* DATA IN THIS EXERCISE
-*-

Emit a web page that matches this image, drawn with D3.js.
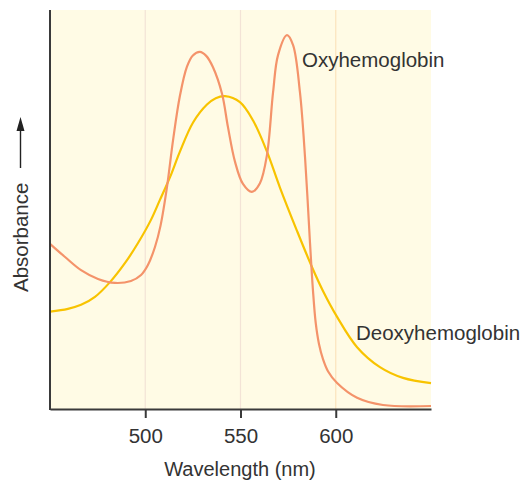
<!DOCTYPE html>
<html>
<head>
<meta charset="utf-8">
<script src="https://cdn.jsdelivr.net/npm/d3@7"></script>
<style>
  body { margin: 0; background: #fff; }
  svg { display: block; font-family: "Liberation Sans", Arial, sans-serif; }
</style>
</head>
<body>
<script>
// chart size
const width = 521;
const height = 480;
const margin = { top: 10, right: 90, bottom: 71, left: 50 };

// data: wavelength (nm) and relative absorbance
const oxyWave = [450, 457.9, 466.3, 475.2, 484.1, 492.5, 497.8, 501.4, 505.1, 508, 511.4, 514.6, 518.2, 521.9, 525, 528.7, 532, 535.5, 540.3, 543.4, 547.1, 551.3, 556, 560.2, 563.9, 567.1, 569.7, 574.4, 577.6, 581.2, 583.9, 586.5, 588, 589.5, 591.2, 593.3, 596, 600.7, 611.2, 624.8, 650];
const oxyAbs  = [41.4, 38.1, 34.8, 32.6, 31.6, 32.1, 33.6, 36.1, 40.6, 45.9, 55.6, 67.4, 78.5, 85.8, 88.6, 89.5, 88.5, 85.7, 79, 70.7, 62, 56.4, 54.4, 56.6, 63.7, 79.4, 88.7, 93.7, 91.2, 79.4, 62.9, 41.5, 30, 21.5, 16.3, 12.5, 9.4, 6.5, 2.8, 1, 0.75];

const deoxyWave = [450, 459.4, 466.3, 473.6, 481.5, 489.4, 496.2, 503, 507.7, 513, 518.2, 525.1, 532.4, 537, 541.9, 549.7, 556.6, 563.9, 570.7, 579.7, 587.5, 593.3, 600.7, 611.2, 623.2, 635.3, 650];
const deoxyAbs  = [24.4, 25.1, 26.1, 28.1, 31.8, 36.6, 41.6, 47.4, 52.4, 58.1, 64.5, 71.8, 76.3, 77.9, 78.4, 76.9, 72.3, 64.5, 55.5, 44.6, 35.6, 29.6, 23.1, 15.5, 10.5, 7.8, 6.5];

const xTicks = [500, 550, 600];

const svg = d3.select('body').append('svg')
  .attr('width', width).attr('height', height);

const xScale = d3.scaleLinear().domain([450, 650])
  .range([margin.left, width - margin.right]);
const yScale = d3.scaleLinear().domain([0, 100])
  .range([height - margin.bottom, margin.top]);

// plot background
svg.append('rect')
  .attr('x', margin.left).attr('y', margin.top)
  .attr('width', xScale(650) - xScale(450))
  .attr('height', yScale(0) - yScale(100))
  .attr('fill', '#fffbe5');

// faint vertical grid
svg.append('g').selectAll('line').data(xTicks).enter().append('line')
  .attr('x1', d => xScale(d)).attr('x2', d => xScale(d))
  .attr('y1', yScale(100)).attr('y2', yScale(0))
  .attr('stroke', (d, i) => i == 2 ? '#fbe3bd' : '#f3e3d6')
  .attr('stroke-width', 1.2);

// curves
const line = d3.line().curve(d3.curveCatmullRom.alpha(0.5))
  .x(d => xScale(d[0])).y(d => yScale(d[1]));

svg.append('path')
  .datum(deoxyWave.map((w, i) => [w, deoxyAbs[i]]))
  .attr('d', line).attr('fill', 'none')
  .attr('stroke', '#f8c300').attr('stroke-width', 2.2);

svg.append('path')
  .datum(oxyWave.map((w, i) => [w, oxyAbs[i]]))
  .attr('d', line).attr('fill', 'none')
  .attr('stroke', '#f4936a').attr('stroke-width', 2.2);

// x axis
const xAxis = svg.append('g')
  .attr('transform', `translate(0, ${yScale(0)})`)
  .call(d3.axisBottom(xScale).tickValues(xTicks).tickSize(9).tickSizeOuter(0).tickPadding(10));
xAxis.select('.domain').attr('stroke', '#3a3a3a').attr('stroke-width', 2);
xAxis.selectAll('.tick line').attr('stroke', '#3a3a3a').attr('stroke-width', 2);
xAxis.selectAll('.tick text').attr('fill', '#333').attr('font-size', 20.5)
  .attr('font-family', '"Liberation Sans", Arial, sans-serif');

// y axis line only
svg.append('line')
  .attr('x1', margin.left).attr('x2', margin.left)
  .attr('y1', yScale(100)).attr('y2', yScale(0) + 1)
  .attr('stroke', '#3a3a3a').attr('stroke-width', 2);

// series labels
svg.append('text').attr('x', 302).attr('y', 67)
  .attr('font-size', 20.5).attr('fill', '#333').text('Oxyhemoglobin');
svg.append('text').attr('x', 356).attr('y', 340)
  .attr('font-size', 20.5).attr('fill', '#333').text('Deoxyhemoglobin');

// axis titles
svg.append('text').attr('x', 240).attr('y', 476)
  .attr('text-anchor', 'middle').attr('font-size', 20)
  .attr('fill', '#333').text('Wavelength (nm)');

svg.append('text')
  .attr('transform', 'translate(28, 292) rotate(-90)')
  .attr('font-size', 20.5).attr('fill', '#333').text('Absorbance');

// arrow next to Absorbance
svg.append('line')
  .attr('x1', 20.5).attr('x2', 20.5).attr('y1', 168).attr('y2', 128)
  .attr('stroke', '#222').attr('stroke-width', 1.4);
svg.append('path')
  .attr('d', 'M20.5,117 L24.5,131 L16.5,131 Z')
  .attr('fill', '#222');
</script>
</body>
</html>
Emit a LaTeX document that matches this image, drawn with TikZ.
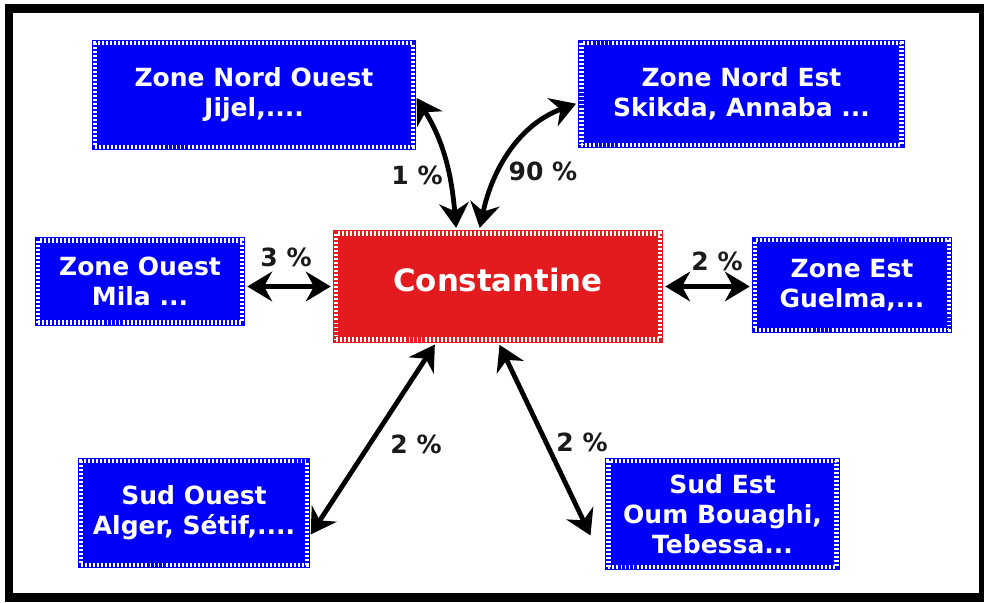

-*-

* WHAT YOU SHOULD DO
Take the data above and repeat it exactly, leaving each picture out.

* ANSWER TO THE EXERCISE
Emit a web page that matches this image, drawn with D3.js.
<!DOCTYPE html>
<html>
<head>
<meta charset="utf-8">
<script src="https://cdn.jsdelivr.net/npm/d3@7"></script>
<style>
  body { margin: 0; background: #fff; }
  svg { display: block; font-family: "Liberation Sans", Arial, sans-serif; }
</style>
</head>
<body>
<script>
// chart size
const width = 521;
const height = 480;
const margin = { top: 10, right: 90, bottom: 71, left: 50 };

// data: wavelength (nm) and relative absorbance
const oxyWave = [450, 457.9, 466.3, 475.2, 484.1, 492.5, 497.8, 501.4, 505.1, 508, 511.4, 514.6, 518.2, 521.9, 525, 528.7, 532, 535.5, 540.3, 543.4, 547.1, 551.3, 556, 560.2, 563.9, 567.1, 569.7, 574.4, 577.6, 581.2, 583.9, 586.5, 588, 589.5, 591.2, 593.3, 596, 600.7, 611.2, 624.8, 650];
const oxyAbs  = [41.4, 38.1, 34.8, 32.6, 31.6, 32.1, 33.6, 36.1, 40.6, 45.9, 55.6, 67.4, 78.5, 85.8, 88.6, 89.5, 88.5, 85.7, 79, 70.7, 62, 56.4, 54.4, 56.6, 63.7, 79.4, 88.7, 93.7, 91.2, 79.4, 62.9, 41.5, 30, 21.5, 16.3, 12.5, 9.4, 6.5, 2.8, 1, 0.75];

const deoxyWave = [450, 459.4, 466.3, 473.6, 481.5, 489.4, 496.2, 503, 507.7, 513, 518.2, 525.1, 532.4, 537, 541.9, 549.7, 556.6, 563.9, 570.7, 579.7, 587.5, 593.3, 600.7, 611.2, 623.2, 635.3, 650];
const deoxyAbs  = [24.4, 25.1, 26.1, 28.1, 31.8, 36.6, 41.6, 47.4, 52.4, 58.1, 64.5, 71.8, 76.3, 77.9, 78.4, 76.9, 72.3, 64.5, 55.5, 44.6, 35.6, 29.6, 23.1, 15.5, 10.5, 7.8, 6.5];

const xTicks = [500, 550, 600];

const svg = d3.select('body').append('svg')
  .attr('width', width).attr('height', height);

const xScale = d3.scaleLinear().domain([450, 650])
  .range([margin.left, width - margin.right]);
const yScale = d3.scaleLinear().domain([0, 100])
  .range([height - margin.bottom, margin.top]);

// plot background
svg.append('rect')
  .attr('x', margin.left).attr('y', margin.top)
  .attr('width', xScale(650) - xScale(450))
  .attr('height', yScale(0) - yScale(100))
  .attr('fill', '#fffbe5');

// faint vertical grid
svg.append('g').selectAll('line').data(xTicks).enter().append('line')
  .attr('x1', d => xScale(d)).attr('x2', d => xScale(d))
  .attr('y1', yScale(100)).attr('y2', yScale(0))
  .attr('stroke', (d, i) => i == 2 ? '#fbe3bd' : '#f3e3d6')
  .attr('stroke-width', 1.2);

// curves
const line = d3.line().curve(d3.curveCatmullRom.alpha(0.5))
  .x(d => xScale(d[0])).y(d => yScale(d[1]));

svg.append('path')
  .datum(deoxyWave.map((w, i) => [w, deoxyAbs[i]]))
  .attr('d', line).attr('fill', 'none')
  .attr('stroke', '#f8c300').attr('stroke-width', 2.2);

svg.append('path')
  .datum(oxyWave.map((w, i) => [w, oxyAbs[i]]))
  .attr('d', line).attr('fill', 'none')
  .attr('stroke', '#f4936a').attr('stroke-width', 2.2);

// x axis
const xAxis = svg.append('g')
  .attr('transform', `translate(0, ${yScale(0)})`)
  .call(d3.axisBottom(xScale).tickValues(xTicks).tickSize(9).tickSizeOuter(0).tickPadding(10));
xAxis.select('.domain').attr('stroke', '#3a3a3a').attr('stroke-width', 2);
xAxis.selectAll('.tick line').attr('stroke', '#3a3a3a').attr('stroke-width', 2);
xAxis.selectAll('.tick text').attr('fill', '#333').attr('font-size', 20.5)
  .attr('font-family', '"Liberation Sans", Arial, sans-serif');

// y axis line only
svg.append('line')
  .attr('x1', margin.left).attr('x2', margin.left)
  .attr('y1', yScale(100)).attr('y2', yScale(0) + 1)
  .attr('stroke', '#3a3a3a').attr('stroke-width', 2);

// series labels
svg.append('text').attr('x', 302).attr('y', 67)
  .attr('font-size', 20.5).attr('fill', '#333').text('Oxyhemoglobin');
svg.append('text').attr('x', 356).attr('y', 340)
  .attr('font-size', 20.5).attr('fill', '#333').text('Deoxyhemoglobin');

// axis titles
svg.append('text').attr('x', 240).attr('y', 476)
  .attr('text-anchor', 'middle').attr('font-size', 20)
  .attr('fill', '#333').text('Wavelength (nm)');

svg.append('text')
  .attr('transform', 'translate(28, 292) rotate(-90)')
  .attr('font-size', 20.5).attr('fill', '#333').text('Absorbance');

// arrow next to Absorbance
svg.append('line')
  .attr('x1', 20.5).attr('x2', 20.5).attr('y1', 168).attr('y2', 128)
  .attr('stroke', '#222').attr('stroke-width', 1.4);
svg.append('path')
  .attr('d', 'M20.5,117 L24.5,131 L16.5,131 Z')
  .attr('fill', '#222');
</script>
</body>
</html>
Emit a LaTeX document that matches this image, drawn with TikZ.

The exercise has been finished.